From the beginning of the trip visiting young entrepreneurs to the end of the trip witnessing water bring people to life, my typical line of thought was morphed and molded into a mindset that I’ve remained in, still three weeks post trip. Speaking with James and Tyler injected me with the urge to be a go-getter. They left me feeling like there’s absolutely no excuse and that even in the worst of times, the situation could always be worse. You have to seize what you’re made of, harness your abilities, and put them into action. That attitude bled through the rest of the trip. As we visited social enterprises in Vientam and Cambodia, like STREETS International, Reaching Out, and Angkor Artisans, I was immediately confronted by my thoughts to expand. However, I also picked apart the pieces of all of the enterprises we visited and said, “Okay. This is great, but what would make it better?” When we arrived in Pnohm Penh, that attitude turned into frustration
There was much to harness, much to seize. Yet, what I was presenting was a level of disgust and frustration with humanity. I like to think that those feelings were grounding. So far on the trip we’d been visiting places that have created responses to the risky problems of poverty, and were successful. Now, we were being reminded that things don’t always work out and there is much left to address. That sentiment remained on the rest of the trip. As we traveled to Svey Rieng I noticed that the risky problems had spread like wildfire. A nation, stained by the atrocities instilled by their own government, people with broken walls of trust, now had to rebuild themselves. Naturally, the first reaction is to want to help.
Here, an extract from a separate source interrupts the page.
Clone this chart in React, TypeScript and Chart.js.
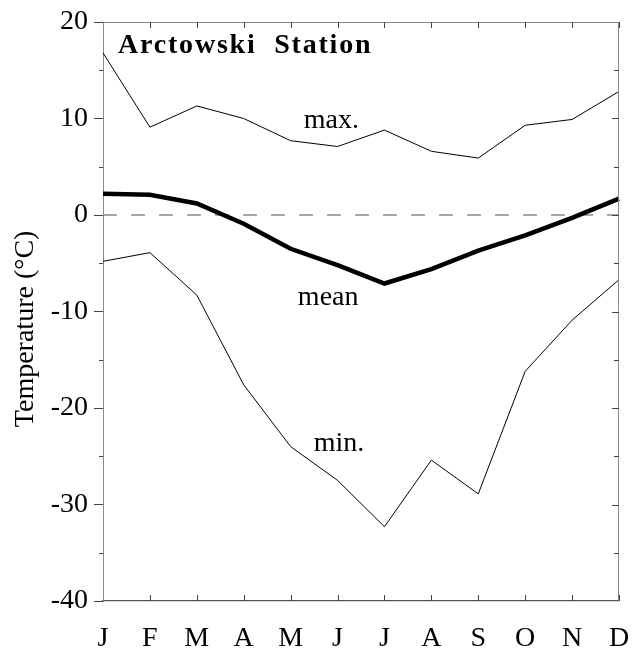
import React, { useEffect, useRef } from 'react';
import { Chart, registerables } from 'chart.js';

Chart.register(...registerables);

const months = ['J', 'F', 'M', 'A', 'M', 'J', 'J', 'A', 'S', 'O', 'N', 'D'];
const maxTemp = [16.8, 9.1, 11.3, 10.0, 7.7, 7.1, 8.8, 6.6, 5.9, 9.3, 9.9, 12.8];
const meanTemp = [2.2, 2.1, 1.2, -0.9, -3.5, -5.2, -7.1, -5.6, -3.7, -2.1, -0.3, 1.7];
const minTemp = [-4.8, -3.9, -8.3, -17.6, -24.0, -27.5, -32.3, -25.4, -28.9, -16.2, -10.9, -6.7];
const yMin = -40;
const yMax = 20;
const yStep = 10;
const titleText = 'Arctowski  Station';
const yTitle = 'Temperature (°C)';
const seriesLabels = ['max.', 'mean', 'min.'];

const SERIF = '"Liberation Serif", "Times New Roman", serif';

const framePlugin = {
  id: 'frame',
  beforeDatasetsDraw(chart: any) {
    const { ctx, chartArea: a, scales } = chart;
    const y0 = scales.y.getPixelForValue(0);
    ctx.save();
    ctx.strokeStyle = '#8a8a8a';
    ctx.lineWidth = 1.5;
    ctx.setLineDash([14, 14]);
    ctx.beginPath();
    ctx.moveTo(a.left, y0);
    ctx.lineTo(a.right, y0);
    ctx.stroke();
    ctx.restore();
  },
  afterDraw(chart: any) {
    const { ctx, chartArea: a, scales } = chart;
    const x = scales.x;
    const y = scales.y;
    ctx.save();
    // top and right frame
    ctx.strokeStyle = '#888';
    ctx.lineWidth = 1;
    ctx.beginPath();
    ctx.moveTo(a.left, a.top + 0.5);
    ctx.lineTo(a.right, a.top + 0.5);
    ctx.moveTo(a.right - 0.5, a.top);
    ctx.lineTo(a.right - 0.5, a.bottom);
    ctx.stroke();
    // month ticks on top and bottom, inward
    ctx.strokeStyle = '#444';
    ctx.beginPath();
    for (let i = 1; i < months.length; i++) {
      const px = Math.round(x.getPixelForValue(i)) + 0.5;
      ctx.moveTo(px, a.top);
      ctx.lineTo(px, a.top + 6);
      ctx.moveTo(px, a.bottom);
      ctx.lineTo(px, a.bottom - 6);
    }
    // right ticks every 5 degrees, inward
    for (let v = yMin + 5; v < yMax; v += 5) {
      const py = Math.round(y.getPixelForValue(v)) + 0.5;
      ctx.moveTo(a.right, py);
      ctx.lineTo(a.right - (v % 10 === 0 ? 7 : 5), py);
    }
    // left minor ticks
    for (let v = yMin + 5; v < yMax; v += 10) {
      const py = Math.round(y.getPixelForValue(v)) + 0.5;
      ctx.moveTo(a.left, py);
      ctx.lineTo(a.left - 4, py);
    }
    ctx.stroke();

    // texts
    ctx.fillStyle = '#000';
    ctx.textBaseline = 'alphabetic';
    ctx.font = `bold 28px ${SERIF}`;
    (ctx as any).letterSpacing = '1.8px';
    ctx.textAlign = 'left';
    ctx.fillText(titleText, x.getPixelForValue(0.32), y.getPixelForValue(16.8));
    (ctx as any).letterSpacing = '0px';

    ctx.font = `28px ${SERIF}`;
    ctx.textAlign = 'center';
    ctx.fillText(seriesLabels[0], x.getPixelForValue(4.87), y.getPixelForValue(9.0));
    ctx.fillText(seriesLabels[1], x.getPixelForValue(4.8), y.getPixelForValue(-9.3));
    ctx.fillText(seriesLabels[2], x.getPixelForValue(5.03), y.getPixelForValue(-24.5));

    // y axis title
    ctx.translate(26, y.getPixelForValue(-11.8));
    ctx.rotate(-Math.PI / 2);
    ctx.textBaseline = 'middle';
    ctx.fillText(yTitle, 0, 0);
    ctx.restore();
  },
};

export default function App() {
  const ref = useRef<HTMLCanvasElement>(null);
  useEffect(() => {
    if (!ref.current) return;
    const chart = new Chart(ref.current, {
      type: 'line',
      data: {
        labels: months,
        datasets: [
          { label: 'max', data: maxTemp, borderColor: '#000', borderWidth: 1, pointRadius: 0, tension: 0 },
          { label: 'mean', data: meanTemp, borderColor: '#000', borderWidth: 4.5, pointRadius: 0, tension: 0 },
          { label: 'min', data: minTemp, borderColor: '#000', borderWidth: 1, pointRadius: 0, tension: 0 },
        ],
      },
      options: {
        responsive: false,
        animation: false,
        events: [],
        layout: { padding: { top: 22, right: 16, left: 0, bottom: 0 } },
        plugins: { legend: { display: false }, tooltip: { enabled: false }, title: { display: false } },
        scales: {
          x: {
            offset: false,
            grid: { display: false, drawTicks: false },
            border: { display: true, color: '#555', width: 1.2 },
            ticks: { color: '#000', font: { family: SERIF, size: 28 }, padding: 21, maxRotation: 0, autoSkip: false },
            afterFit: (s: any) => { s.height = 51; s.paddingLeft = 0; s.paddingRight = 0; },
          },
          y: {
            min: yMin,
            max: yMax,
            grid: { display: true, drawOnChartArea: false, drawTicks: true, tickLength: 9, color: '#444' },
            border: { display: true, color: '#8a8a8a', width: 1 },
            ticks: { stepSize: yStep, color: '#000', font: { family: SERIF, size: 28 }, padding: 6 },
            afterFit: (s: any) => { s.width = 103; s.paddingTop = 0; s.paddingBottom = 0; },
          },
        },
      },
      plugins: [framePlugin],
    });
    return () => chart.destroy();
  }, []);
  return (
    <div style={{ position: 'absolute', left: 0, top: 0, width: 635, height: 652, background: '#fff' }}>
      <canvas ref={ref} width={635} height={652} />
    </div>
  );
}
Western mindset sees a problem searches for a solution. We have the contrasting monochronic mindset needed in a polychronic world. As the world is ever-changing and constantly influenced by outside forces, operating on a system that looks at point A and asks how to get to point B only leaves you clueless, reckless, and ineffective. We, as citizens of the planet, need to not be so shallow minded. We need to know that there’s more out there than just ourselves, that there’s more than just your county, your state, and your country. We need to constantly asking question, searching to build relationships, be willing to adapt, and be open to new ideas.
If you enter a travel journey with as open of a mind as you can possibly pry, if you don’t ever settle for certainty, if you don’t try to travel or certain why or maintain expectations, you will have a greater impact on yourself and those around you. I don’t want to sound like an expert on the matter, but I do want to stress that in my travels I managed to disconnect from life back home. What that has left me with is the inability to reconnect in the way that I was was. My values and attitudes were shifted and realized that I didn’t travel to escape life, but for life not to escape me. Don’t let it escape. Don’t fall in the rut of routine, you will only regret the choices you didn’t make and the opportunities you didn’t grasp.
An anonymous person once said, “Life begins just past your comfort zone.” So be uncomfortable. Try new things and challenge yourself not to see new things but to see things with different eyes.